Task to complete: Exclude the pictures, then repeat the remaining data exactly.

Material for this task:
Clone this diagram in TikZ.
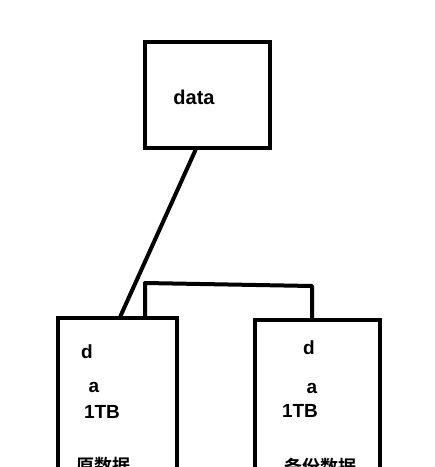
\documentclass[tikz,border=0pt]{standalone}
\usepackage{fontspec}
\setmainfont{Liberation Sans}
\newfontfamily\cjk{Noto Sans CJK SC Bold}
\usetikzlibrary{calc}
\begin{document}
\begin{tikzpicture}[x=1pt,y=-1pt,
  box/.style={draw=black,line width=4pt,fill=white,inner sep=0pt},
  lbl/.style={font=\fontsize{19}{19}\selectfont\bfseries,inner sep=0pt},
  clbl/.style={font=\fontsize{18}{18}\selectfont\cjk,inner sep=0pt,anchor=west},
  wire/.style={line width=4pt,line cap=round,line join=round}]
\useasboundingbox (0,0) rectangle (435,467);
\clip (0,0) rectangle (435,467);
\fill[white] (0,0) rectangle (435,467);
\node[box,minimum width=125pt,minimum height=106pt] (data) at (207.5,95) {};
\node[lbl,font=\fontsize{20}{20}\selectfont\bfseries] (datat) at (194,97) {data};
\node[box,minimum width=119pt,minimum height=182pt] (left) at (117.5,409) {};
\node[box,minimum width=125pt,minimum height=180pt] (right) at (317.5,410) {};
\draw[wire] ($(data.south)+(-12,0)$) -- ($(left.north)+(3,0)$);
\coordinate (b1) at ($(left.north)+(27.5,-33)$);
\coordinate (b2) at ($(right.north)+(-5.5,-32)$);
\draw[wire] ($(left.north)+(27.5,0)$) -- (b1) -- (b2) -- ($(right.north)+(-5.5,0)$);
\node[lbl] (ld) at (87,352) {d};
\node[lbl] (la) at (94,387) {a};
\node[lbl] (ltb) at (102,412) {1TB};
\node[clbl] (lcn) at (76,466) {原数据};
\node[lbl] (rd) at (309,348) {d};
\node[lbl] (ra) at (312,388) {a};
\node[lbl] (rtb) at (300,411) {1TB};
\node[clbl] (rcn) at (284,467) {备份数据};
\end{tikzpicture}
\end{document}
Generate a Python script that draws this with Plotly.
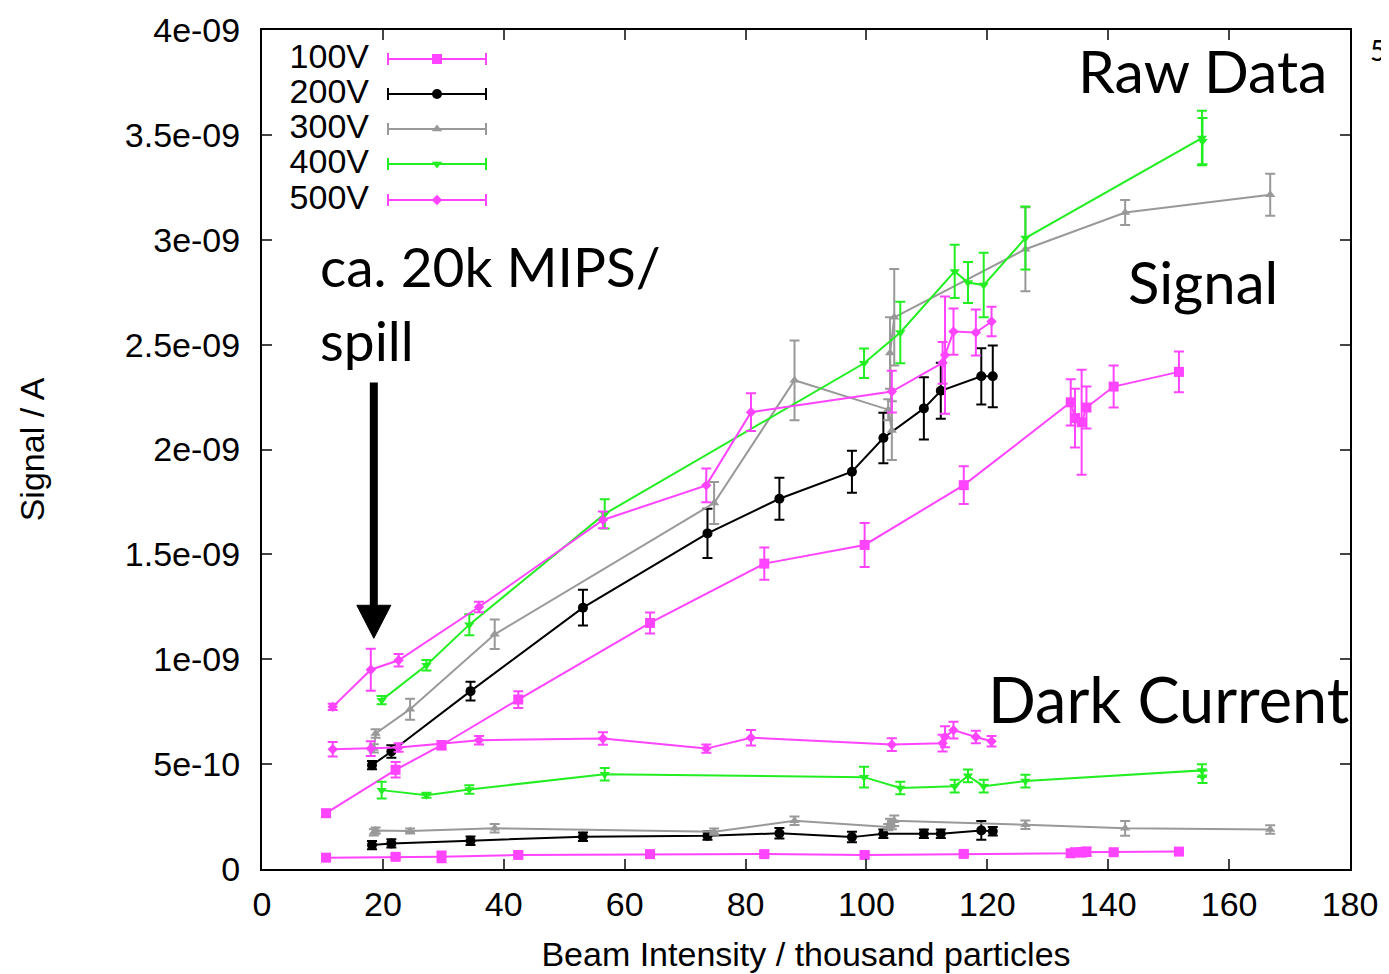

The completed task:
Clone this diagram in TikZ.
\documentclass[tikz,border=0pt]{standalone}
\usepackage{fontspec}
\setmainfont{Liberation Sans}
\newfontfamily\cjk{Noto Sans CJK SC Bold}
\usetikzlibrary{calc}
\begin{document}
\begin{tikzpicture}[x=1pt,y=-1pt,
  box/.style={draw=black,line width=4pt,fill=white,inner sep=0pt},
  lbl/.style={font=\fontsize{19}{19}\selectfont\bfseries,inner sep=0pt},
  clbl/.style={font=\fontsize{18}{18}\selectfont\cjk,inner sep=0pt,anchor=west},
  wire/.style={line width=4pt,line cap=round,line join=round}]
\useasboundingbox (0,0) rectangle (435,467);
\clip (0,0) rectangle (435,467);
\fill[white] (0,0) rectangle (435,467);
\node[box,minimum width=125pt,minimum height=106pt] (data) at (207.5,95) {};
\node[lbl,font=\fontsize{20}{20}\selectfont\bfseries] (datat) at (194,97) {data};
\node[box,minimum width=119pt,minimum height=182pt] (left) at (117.5,409) {};
\node[box,minimum width=125pt,minimum height=180pt] (right) at (317.5,410) {};
\draw[wire] ($(data.south)+(-12,0)$) -- ($(left.north)+(3,0)$);
\coordinate (b1) at ($(left.north)+(27.5,-33)$);
\coordinate (b2) at ($(right.north)+(-5.5,-32)$);
\draw[wire] ($(left.north)+(27.5,0)$) -- (b1) -- (b2) -- ($(right.north)+(-5.5,0)$);
\node[lbl] (ld) at (87,352) {d};
\node[lbl] (la) at (94,387) {a};
\node[lbl] (ltb) at (102,412) {1TB};
\node[clbl] (lcn) at (76,466) {原数据};
\node[lbl] (rd) at (309,348) {d};
\node[lbl] (ra) at (312,388) {a};
\node[lbl] (rtb) at (300,411) {1TB};
\node[clbl] (rcn) at (284,467) {备份数据};
\end{tikzpicture}
\end{document}
Generate a Python script that draws this with Plotly.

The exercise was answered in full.